“Do everything possible to obtain commissions only from the most important people, who are generous and true lovers of the arts. For your work loses its value when done for persons of low social rank.” – Leon Battista Alberti, L’Architettura, Book IX, chap XI, p.864, 1485
When I came across this quote recently, it stopped me in my tracks. I mean, I knew that architecture was elitist, only afforded by the wealthy few, but I hadn’t appreciated quite how hard-wired this attitude was to the discipline, as to be stated so baldly in one of the foundational texts. ‘Ah!

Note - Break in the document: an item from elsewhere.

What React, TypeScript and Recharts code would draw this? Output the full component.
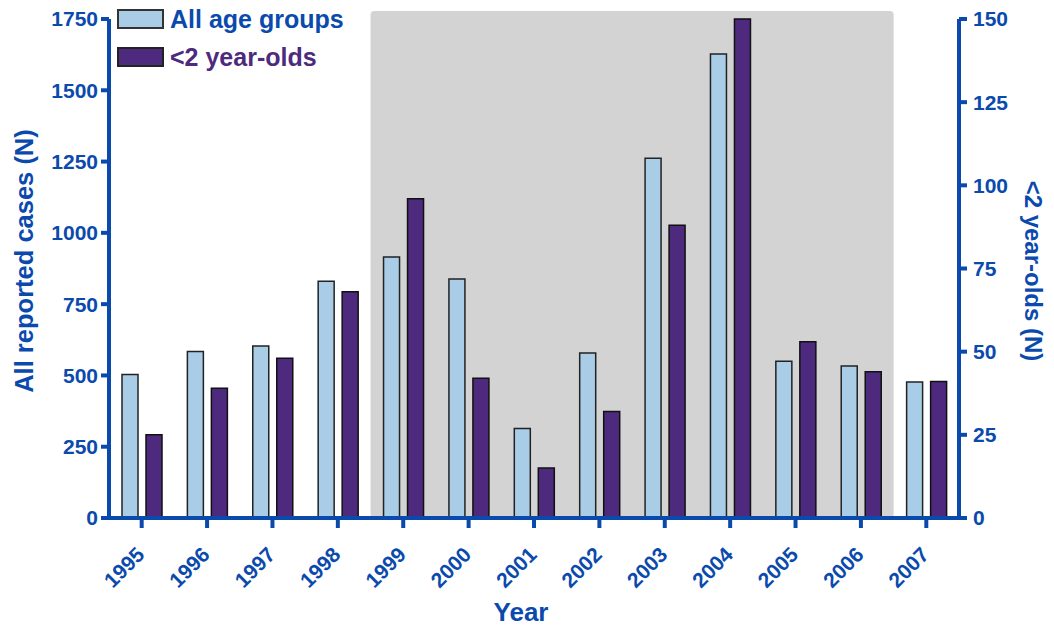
import { ComposedChart, Bar, XAxis, YAxis, ReferenceArea, Legend, Label } from 'recharts'

const YEARS = ['1995', '1996', '1997', '1998', '1999', '2000', '2001', '2002', '2003', '2004', '2005', '2006', '2007']
const ALL_AGES = [503, 584, 603, 830, 915, 838, 314, 579, 1262, 1627, 550, 533, 477]
const UNDER_TWO = [25, 39, 48, 68, 96, 42, 15, 32, 88, 150, 53, 44, 41]
const LEFT_TICKS = [0, 250, 500, 750, 1000, 1250, 1500, 1750]
const RIGHT_TICKS = [0, 25, 50, 75, 100, 125, 150]
const SHADED_FROM = '1999'
const SHADED_TO = '2006'

const BLUE = '#0b4aad'
const PURPLE = '#4e2a7e'
const LIGHT = '#a9cde6'
const FONT = '"Liberation Sans", Arial, sans-serif'

const data = YEARS.map((year, i) => ({
  year,
  all: ALL_AGES[i],
  under2: UNDER_TWO[i],
}))

const axisStyle = { stroke: BLUE, strokeWidth: 4 }
const tickStyle = { fill: BLUE, fontSize: 21, fontWeight: 700, fontFamily: FONT }

// eslint-disable-next-line @typescript-eslint/no-explicit-any
const renderYearTick = (props: any) => {
  const { x, y, payload } = props
  return (
    <g transform={`translate(${x + 4},${y + 26})`}>
      <text
        textAnchor="end"
        transform="rotate(-45)"
        fill={BLUE}
        fontSize={21}
        fontWeight={700}
        fontFamily={FONT}
      >
        {payload.value}
      </text>
    </g>
  )
}

// legend drawn by hand so it sits inside the plot like the original
const renderLegend = () => (
  <svg width={320} height={76} style={{ display: 'block', overflow: 'visible' }}>
    <rect x={1} y={7} width={45} height={18} fill={LIGHT} stroke="#333" strokeWidth={2} />
    <text x={53} y={25} fill={BLUE} fontSize={25} fontWeight={700} fontFamily={FONT}>
      All age groups
    </text>
    <rect x={1} y={45} width={45} height={18} fill={PURPLE} stroke="#222" strokeWidth={2} />
    <text x={53} y={63} fill={PURPLE} fontSize={25} fontWeight={700} fontFamily={FONT}>
      {'<2 year-olds'}
    </text>
  </svg>
)

export default function App() {
  return (
    <div style={{ position: 'absolute', left: 0, top: 0 }}>
      <ComposedChart
        width={1054}
        height={627}
        data={data}
        margin={{ top: 19, right: 0, bottom: 49, left: 8 }}
        barSize={16}
        barGap={8}
      >
        <XAxis
          dataKey="year"
          height={60}
          axisLine={axisStyle}
          tickLine={axisStyle}
          tickSize={10}
          tick={renderYearTick}
          interval={0}
        >
          <Label
            content={() => (
              <text
                x={521}
                y={621}
                textAnchor="middle"
                fill={BLUE}
                fontSize={26}
                fontWeight={700}
                fontFamily={FONT}
              >
                Year
              </text>
            )}
          />
        </XAxis>
        <YAxis
          yAxisId="left"
          width={101}
          domain={[0, 1750]}
          ticks={LEFT_TICKS}
          axisLine={axisStyle}
          tickLine={axisStyle}
          tickSize={8}
          tickMargin={3}
          tick={tickStyle}
          interval={0}
        >
          <Label
            content={() => (
              <text
                x={24}
                y={261}
                transform="rotate(-90 24 261)"
                textAnchor="middle"
                dominantBaseline="central"
                fill={BLUE}
                fontSize={25.5}
                fontWeight={700}
                fontFamily={FONT}
              >
                All reported cases (N)
              </text>
            )}
          />
        </YAxis>
        <YAxis
          yAxisId="right"
          orientation="right"
          width={95}
          domain={[0, 150]}
          ticks={RIGHT_TICKS}
          axisLine={axisStyle}
          tickLine={axisStyle}
          tickSize={8}
          tickMargin={6}
          tick={tickStyle}
          interval={0}
        >
          <Label
            content={() => (
              <text
                x={1033}
                y={271}
                transform="rotate(90 1033 271)"
                textAnchor="middle"
                dominantBaseline="central"
                fill={BLUE}
                fontSize={24}
                fontWeight={700}
                fontFamily={FONT}
              >
                {'<2 year-olds (N)'}
              </text>
            )}
          />
        </YAxis>
        <ReferenceArea
          yAxisId="left"
          x1={SHADED_FROM}
          x2={SHADED_TO}
          y1={0}
          y2={1778}
          ifOverflow="visible"
          fill="#d3d3d3"
          fillOpacity={1}
          stroke="none"
          radius={4}
        />
        <Legend
          content={renderLegend}
          layout="vertical"
          verticalAlign="middle"
          align="center"
          wrapperStyle={{ position: 'absolute', top: 3, left: 117, width: 320, margin: 0 }}
        />
        <Bar
          yAxisId="left"
          dataKey="all"
          name="All age groups"
          fill={LIGHT}
          stroke="#222"
          strokeWidth={1.5}
          isAnimationActive={false}
        />
        <Bar
          yAxisId="right"
          dataKey="under2"
          name="<2 year-olds"
          fill={PURPLE}
          stroke="#111"
          strokeWidth={1.5}
          isAnimationActive={false}
        />
      </ComposedChart>
    </div>
  )
}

But this was 500 years ago!’ I hear you cry, ‘Things have changed!’ But I’m not so sure.
Architecture remains a luxury item, a grand design, a creative art discussed only in the lifestyle pages, out of reach of the rest of us. Architecture’s potential to lift people up, to create opportunity, to be democratic and inclusive is all but overlooked. With this blog, I’m going to try to answer the question: What would an architecture for all look like?
I don’t know the answer, so the only way there is to take a discursive path. I’ll be posting working thoughts, sketches, book reviews (I plan to revisit the classics: Jacobs, Mumford, Howard, Scott Brown), conversations, interviews, projects and references. I’ll also link to relevant bits I’ve written elsewhere.
The goal is to try to understand the edges of the architecture profession as it is currently defined, to acknowledge these limitations, and to propose how we might expand the discipline, using new tools and strategies, to address a wider constituency.
I have some hunches on where to begin: what’s happening on the fringes? On the edges? That’s not in the magazines? Outside of the urban centres? Suburbia is key, I think. The grand terrain where so many people in the West live, and yet that which is largely overlooked by the design professional. What are the mechanisms for working at this scale? What are the business models beyond the private practice? What are the kinds of questions we need to ask, to address the scale of this challenge? What role can design play in helping to create economic, social and environmental sustainability? And how can we possibly achieve this for all?